» **Aim of the exercise**
Print all of the lines exactly. Any picture among them stays out.
[BEGIN Given material]
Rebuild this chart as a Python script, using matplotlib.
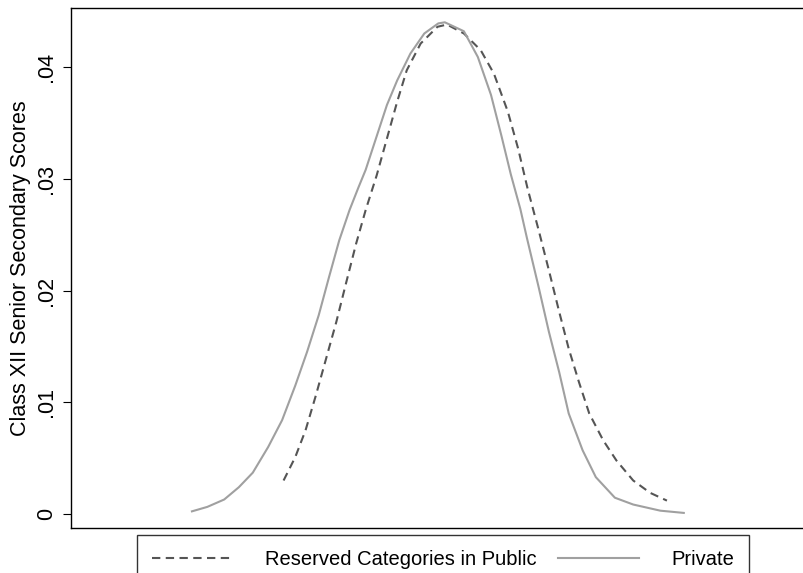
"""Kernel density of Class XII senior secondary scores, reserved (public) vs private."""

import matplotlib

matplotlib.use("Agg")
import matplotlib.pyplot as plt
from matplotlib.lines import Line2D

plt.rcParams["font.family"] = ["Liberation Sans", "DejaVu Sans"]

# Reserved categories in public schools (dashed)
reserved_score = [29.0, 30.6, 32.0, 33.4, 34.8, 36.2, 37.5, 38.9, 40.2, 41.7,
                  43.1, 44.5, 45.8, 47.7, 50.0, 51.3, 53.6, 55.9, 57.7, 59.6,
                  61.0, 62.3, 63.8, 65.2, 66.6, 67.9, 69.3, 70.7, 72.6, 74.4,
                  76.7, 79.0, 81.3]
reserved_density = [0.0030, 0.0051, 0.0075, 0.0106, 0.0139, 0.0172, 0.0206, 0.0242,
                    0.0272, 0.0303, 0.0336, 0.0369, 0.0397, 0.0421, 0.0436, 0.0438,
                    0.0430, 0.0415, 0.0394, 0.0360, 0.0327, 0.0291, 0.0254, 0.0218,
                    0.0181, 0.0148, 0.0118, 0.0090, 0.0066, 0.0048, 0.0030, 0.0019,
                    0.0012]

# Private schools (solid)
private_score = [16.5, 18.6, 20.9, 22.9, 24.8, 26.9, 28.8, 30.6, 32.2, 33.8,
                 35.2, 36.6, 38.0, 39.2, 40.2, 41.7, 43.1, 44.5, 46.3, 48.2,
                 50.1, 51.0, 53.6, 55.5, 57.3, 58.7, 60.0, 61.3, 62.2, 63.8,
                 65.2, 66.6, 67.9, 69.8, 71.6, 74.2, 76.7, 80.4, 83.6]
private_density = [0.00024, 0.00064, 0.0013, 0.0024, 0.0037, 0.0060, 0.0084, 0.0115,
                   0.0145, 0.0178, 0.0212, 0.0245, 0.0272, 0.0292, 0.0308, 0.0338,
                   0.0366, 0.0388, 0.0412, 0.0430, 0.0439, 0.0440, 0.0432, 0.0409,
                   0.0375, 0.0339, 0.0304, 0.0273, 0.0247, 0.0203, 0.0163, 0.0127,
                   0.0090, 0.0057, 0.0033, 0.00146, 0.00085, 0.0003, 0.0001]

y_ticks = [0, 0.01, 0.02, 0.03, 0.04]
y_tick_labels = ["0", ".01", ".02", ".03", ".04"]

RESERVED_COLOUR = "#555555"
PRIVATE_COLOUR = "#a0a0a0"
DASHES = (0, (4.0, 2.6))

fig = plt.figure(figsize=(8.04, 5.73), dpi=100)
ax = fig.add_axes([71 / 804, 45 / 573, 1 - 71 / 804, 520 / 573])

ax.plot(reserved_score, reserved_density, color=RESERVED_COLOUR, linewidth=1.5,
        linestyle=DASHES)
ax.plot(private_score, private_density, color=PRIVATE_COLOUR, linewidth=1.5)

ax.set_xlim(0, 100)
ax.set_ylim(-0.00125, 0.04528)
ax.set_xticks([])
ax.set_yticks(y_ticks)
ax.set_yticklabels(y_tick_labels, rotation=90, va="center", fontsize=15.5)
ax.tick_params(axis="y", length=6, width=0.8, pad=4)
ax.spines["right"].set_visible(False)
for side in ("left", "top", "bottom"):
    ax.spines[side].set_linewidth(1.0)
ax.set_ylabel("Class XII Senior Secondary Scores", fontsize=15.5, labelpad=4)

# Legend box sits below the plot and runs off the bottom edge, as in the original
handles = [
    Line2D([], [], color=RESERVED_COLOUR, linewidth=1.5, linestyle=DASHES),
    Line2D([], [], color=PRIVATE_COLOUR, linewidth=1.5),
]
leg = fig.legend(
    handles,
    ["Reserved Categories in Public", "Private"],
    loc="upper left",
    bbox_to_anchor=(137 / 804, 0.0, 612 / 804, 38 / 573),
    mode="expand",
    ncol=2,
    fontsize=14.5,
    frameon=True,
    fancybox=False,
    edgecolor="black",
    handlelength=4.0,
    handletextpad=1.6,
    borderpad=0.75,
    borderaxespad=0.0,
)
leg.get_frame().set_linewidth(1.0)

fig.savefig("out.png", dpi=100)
[END Given material]
» **Solution to this task**
Rebuild this chart as a Python script, using matplotlib.
"""Kernel density of Class XII senior secondary scores, reserved (public) vs private."""

import matplotlib

matplotlib.use("Agg")
import matplotlib.pyplot as plt
from matplotlib.lines import Line2D

plt.rcParams["font.family"] = ["Liberation Sans", "DejaVu Sans"]

# Reserved categories in public schools (dashed)
reserved_score = [29.0, 30.6, 32.0, 33.4, 34.8, 36.2, 37.5, 38.9, 40.2, 41.7,
                  43.1, 44.5, 45.8, 47.7, 50.0, 51.3, 53.6, 55.9, 57.7, 59.6,
                  61.0, 62.3, 63.8, 65.2, 66.6, 67.9, 69.3, 70.7, 72.6, 74.4,
                  76.7, 79.0, 81.3]
reserved_density = [0.0030, 0.0051, 0.0075, 0.0106, 0.0139, 0.0172, 0.0206, 0.0242,
                    0.0272, 0.0303, 0.0336, 0.0369, 0.0397, 0.0421, 0.0436, 0.0438,
                    0.0430, 0.0415, 0.0394, 0.0360, 0.0327, 0.0291, 0.0254, 0.0218,
                    0.0181, 0.0148, 0.0118, 0.0090, 0.0066, 0.0048, 0.0030, 0.0019,
                    0.0012]

# Private schools (solid)
private_score = [16.5, 18.6, 20.9, 22.9, 24.8, 26.9, 28.8, 30.6, 32.2, 33.8,
                 35.2, 36.6, 38.0, 39.2, 40.2, 41.7, 43.1, 44.5, 46.3, 48.2,
                 50.1, 51.0, 53.6, 55.5, 57.3, 58.7, 60.0, 61.3, 62.2, 63.8,
                 65.2, 66.6, 67.9, 69.8, 71.6, 74.2, 76.7, 80.4, 83.6]
private_density = [0.00024, 0.00064, 0.0013, 0.0024, 0.0037, 0.0060, 0.0084, 0.0115,
                   0.0145, 0.0178, 0.0212, 0.0245, 0.0272, 0.0292, 0.0308, 0.0338,
                   0.0366, 0.0388, 0.0412, 0.0430, 0.0439, 0.0440, 0.0432, 0.0409,
                   0.0375, 0.0339, 0.0304, 0.0273, 0.0247, 0.0203, 0.0163, 0.0127,
                   0.0090, 0.0057, 0.0033, 0.00146, 0.00085, 0.0003, 0.0001]

y_ticks = [0, 0.01, 0.02, 0.03, 0.04]
y_tick_labels = ["0", ".01", ".02", ".03", ".04"]

RESERVED_COLOUR = "#555555"
PRIVATE_COLOUR = "#a0a0a0"
DASHES = (0, (4.0, 2.6))

fig = plt.figure(figsize=(8.04, 5.73), dpi=100)
ax = fig.add_axes([71 / 804, 45 / 573, 1 - 71 / 804, 520 / 573])

ax.plot(reserved_score, reserved_density, color=RESERVED_COLOUR, linewidth=1.5,
        linestyle=DASHES)
ax.plot(private_score, private_density, color=PRIVATE_COLOUR, linewidth=1.5)

ax.set_xlim(0, 100)
ax.set_ylim(-0.00125, 0.04528)
ax.set_xticks([])
ax.set_yticks(y_ticks)
ax.set_yticklabels(y_tick_labels, rotation=90, va="center", fontsize=15.5)
ax.tick_params(axis="y", length=6, width=0.8, pad=4)
ax.spines["right"].set_visible(False)
for side in ("left", "top", "bottom"):
    ax.spines[side].set_linewidth(1.0)
ax.set_ylabel("Class XII Senior Secondary Scores", fontsize=15.5, labelpad=4)

# Legend box sits below the plot and runs off the bottom edge, as in the original
handles = [
    Line2D([], [], color=RESERVED_COLOUR, linewidth=1.5, linestyle=DASHES),
    Line2D([], [], color=PRIVATE_COLOUR, linewidth=1.5),
]
leg = fig.legend(
    handles,
    ["Reserved Categories in Public", "Private"],
    loc="upper left",
    bbox_to_anchor=(137 / 804, 0.0, 612 / 804, 38 / 573),
    mode="expand",
    ncol=2,
    fontsize=14.5,
    frameon=True,
    fancybox=False,
    edgecolor="black",
    handlelength=4.0,
    handletextpad=1.6,
    borderpad=0.75,
    borderaxespad=0.0,
)
leg.get_frame().set_linewidth(1.0)

fig.savefig("out.png", dpi=100)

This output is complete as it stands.